Businesses are relieved that a trade deal was finally ratified last month after the interminable Brexit negotiations and the threat of no deal, although for many the relief is tinged with uncertainty, because there multiple areas are still to be agreed upon, including services, financial transactions and data transfers.
During a web seminar on Thursday hosted by privacy consultancy Securys, principal Ben Rapp and practice lead Andrew Sharp outlined some of the known unknowns around data transfers between the UK and the EU/EEA.

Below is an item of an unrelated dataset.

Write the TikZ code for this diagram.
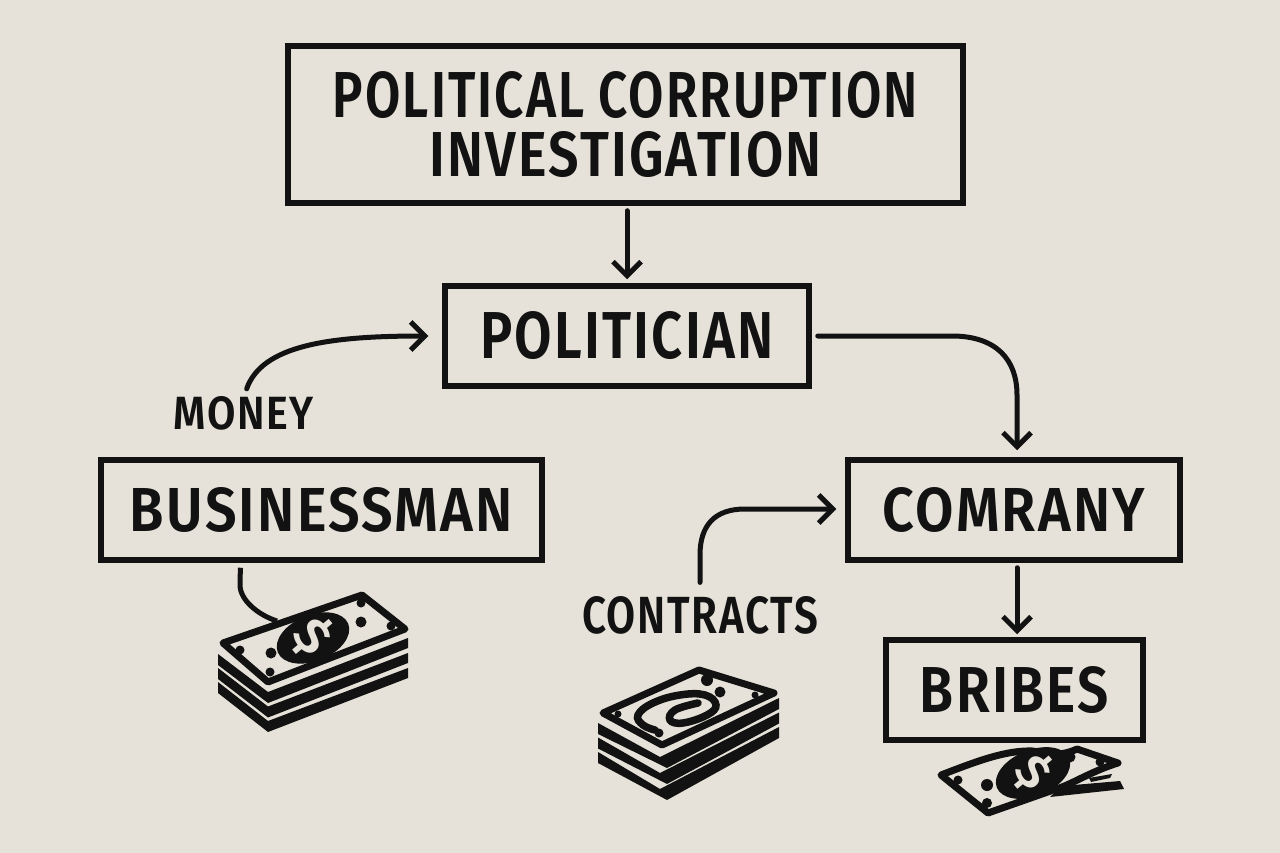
\documentclass[tikz,border=0pt]{standalone}
\usepackage{fontspec}
\usepackage{graphicx}
\setmainfont{Fira Sans}[BoldFont={Fira Sans SemiBold},LetterSpace=4]
\usetikzlibrary{arrows.meta,calc}
\definecolor{paper}{HTML}{E6E2D9}
\definecolor{ink}{HTML}{121212}
\newcommand{\fitt}[3]{\resizebox{#1pt}{#2pt}{\bfseries #3}}
\tikzset{
  boxnode/.style={draw=ink,line width=5.5pt,fill=paper,inner sep=0pt,text=ink,align=center},
  labelnode/.style={inner sep=0pt,text=ink},
  link/.style={draw=ink,line width=5pt,line cap=round},
  arrowlink/.style={link,-{Straight Barb[length=14pt,width=28pt,line width=5pt]}},
  bill/.style={draw=ink,fill=paper,line width=7pt,line join=round},
  band/.style={fill=ink,draw=none},
  spot/.style={fill=ink,draw=none},
}
\begin{document}
\begin{tikzpicture}[x=1pt,y=-1pt]
\useasboundingbox (0,0) rectangle (1280,853);
\fill[paper] (0,0) rectangle (1280,853);

% boxes
\node[boxnode,minimum width=675pt,minimum height=157pt] (title) at (625.5,124.5)
  {\fitt{585}{46}{POLITICAL CORRUPTION}\\[12pt]\fitt{392}{45}{INVESTIGATION}};
\node[boxnode,minimum width=364pt,minimum height=100pt] (pol) at (627,336) {\fitt{293}{47}{POLITICIAN}};
\node[boxnode,minimum width=441pt,minimum height=100pt] (biz) at (321.5,510) {\fitt{383}{44}{BUSINESSMAN}};
\node[boxnode,minimum width=332pt,minimum height=100pt] (com) at (1014,510) {\fitt{262}{44}{COMRANY}};
\node[boxnode,minimum width=257pt,minimum height=100pt] (bri) at (1014.5,690) {\fitt{189}{46}{BRIBES}};
% labels
\node[labelnode] (money) at (244,413.5) {\fitt{140}{33}{MONEY}};
\node[labelnode] (contracts) at (700,615.5) {\fitt{236}{37}{CONTRACTS}};
\coordinate (stackA) at (277,621);

% connectors
\draw[arrowlink,shorten <=5pt,shorten >=4pt] (title.south -| pol.north) -- (pol.north);
\draw[arrowlink,shorten <=8pt,shorten >=14pt] (money.north) .. controls (262,345) and (330,336) .. (pol.west);
\draw[arrowlink,shorten <=6pt,shorten >=7pt] (pol.east) -- ($(pol.east)+(140,0)$) .. controls ($(pol.east)+(185,0)$) and (1017,360) .. (1017,395) -- ($(com.north)+(3,0)$);
\draw[arrowlink,shorten <=14pt,shorten >=9pt] (contracts.north) -- (700,555) .. controls (700,525) and (715,509) .. (745,509) -- (com.west |- 0,509);
\draw[arrowlink,shorten <=5pt,shorten >=3pt] ($(com.south)+(3,0)$) -- ($(bri.north)+(2.5,0)$);
\draw[link,line cap=butt,shorten <=5pt] ($(biz.south)+(-81,0)$) -- (240,585) .. controls (240,600) and (258,615) .. (stackA);

% stack A
\foreach \k in {0,1,2}{
  \fill[band] (218,{654+14*\k}) -- (268,{692+14.5*\k}) -- (408,{638+15*\k}) -- (408,{648+15*\k}) -- (268,{703+14.5*\k}) -- (218,{665+14*\k}) -- cycle;
}
\draw[bill] (223,643) -- (362,595) -- (405,629) -- (268,682) -- cycle;
\fill[spot,rotate around={22:(313,638)}] (313,638) ellipse (38 and 23);
\node[labelnode,text=paper,rotate=-50] (dollarA) at (313,637) {\fitt{30}{40}{\$}};
\fill[spot] (271,653) circle (5.5) (361,622) circle (5.5);
\fill[spot] (240,650) circle (4.5) (270,672) circle (4.5) (361,603) circle (4.5) (391,626) circle (4.5);

% stack B
\foreach \k in {0,1,2}{
  \fill[band] (598,{723+14.5*\k}) -- (660,{757+16*\k}) -- (779,{698+14.5*\k}) -- (779,{709+14.5*\k}) -- (667,{768+16*\k}) -- (598,{734+14.5*\k}) -- cycle;
}
\draw[bill] (603,713) -- (699,670) -- (774,693) -- (662,745) -- cycle;
\draw[ink,line width=7.5pt,line cap=round] plot[smooth,tension=0.7] coordinates {(655,730) (643,725) (638,715) (653,703) (680,695) (705,695) (716,705) (707,715) (683,723) (670,720) (675,710) (698,703)};
\fill[spot] (720,692) circle (5.5) (707,680) circle (6) (618,714) circle (3.5) (755,695) circle (3.5) (659,733) circle (4.5);

% bill C
\draw[bill] (941,775) .. controls (975,762) and (1005,750) .. (1033,751) .. controls (1050,755) and (1062,756) .. (1077,749) -- (1118,763) .. controls (1095,770) and (1075,782) .. (1062,787) -- (988,813) -- cycle;
\fill[spot,rotate around={22:(1033,773)}] (1033,773) ellipse (39 and 23);
\node[labelnode,text=paper,rotate=-50] (dollarC) at (1033,772) {\fitt{28}{38}{\$}};
\fill[spot] (1062,786) -- (1120,781) -- (1124,789) -- (1050,797) -- cycle;
\fill[spot] (1089,778) -- (1112,774) -- (1110,778) -- (1091,782) -- cycle;
\fill[spot] (987,785) circle (6) (1070,757) circle (5.5) (958,780) circle (4.5) (987,803) circle (5) (1100,762) circle (4.5);
\end{tikzpicture}
\end{document}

The post-Brexit trade deal arrived five months after the European Court of Justice’s (ECJ) Schrems II verdict in July, which struck down the Privacy Shield arrangement and forced the EU to revisit Standard Contractual Clauses, the most popular way for EU based organisations to transfer data to countries judged to have inadequate protections for individual’s data from state surveillance, such as the US and India.
The first unknown is the final form the new SCCs will take, as consultancy is ongoing. However, the shape of the new contracts is clear, said Sharp.
The new EU SCCs will place a much heavier burden on data controllers to perform due diligence and risk assessments across the whole supply chain, with all actors in the chain required to sign the data protection agreements – which include notifying data controllers of any requests for access to personal data by third-country governments and resisting such demands to the extent legally possible.
So, the new rules will be much more exacting than the existing measures, but at the same time the SCCs will be more modular in structure to make it easier to add new suppliers to a contract. Once finalised, there will be a 12-month crossover period during which existing SCCs will still be valid.
To confuse matters further, the UK has said it will be producing its own SCCs, but this cannot happen until the EU has considered whether the UK has adequate data protections in place, a process that could last until June. During this interim period, the UK will continue to be treated as an EU member state, with minimal restrictions on data transfers to and from the EU. If after this period the UK is judged to have adequate protections for personal data then little will change.
However, if the UK’s protections for individuals against state surveillance are not considered to be adequate – a reasonably likely scenario given laws such as the Investigatory Powers Act (in October the ECJ declared UK mass surveillance to be illegal) and the presumable desire by government to loosen data protection laws in order to forge deals elsewhere – the UK will become a ‘third country’ and data transfers to and from the EU will require SCCs or other mechanisms such as binding corporate rules (BCRs).
In fact, noted Rapp, the ICO recommends that businesses that transfer personal data to the EU should “put in place alternative transfer mechanisms, to safeguard against any interruption to the free flow of EU to UK personal data,” a sign perhaps that we may be headed for third country status.
Another unknown is the extent to which data transfer rules will be tied up with those governing financial services, which were not covered by the post-Brexit trade deal. The EU and UK aim to achieve a memorandum of understanding by March.
And with the UK now out of the EU, businesses transferring data to and from Europe who were using the ICO as a lead regulator will need to pick a new one.
While much remains uncertain, Sharp advised affected organisations to start auditing their data transfers now, saying that honing the existing data management best practices of data minimisation, encryption and pseudonimisation should go a long way to complying with the emerging legislation.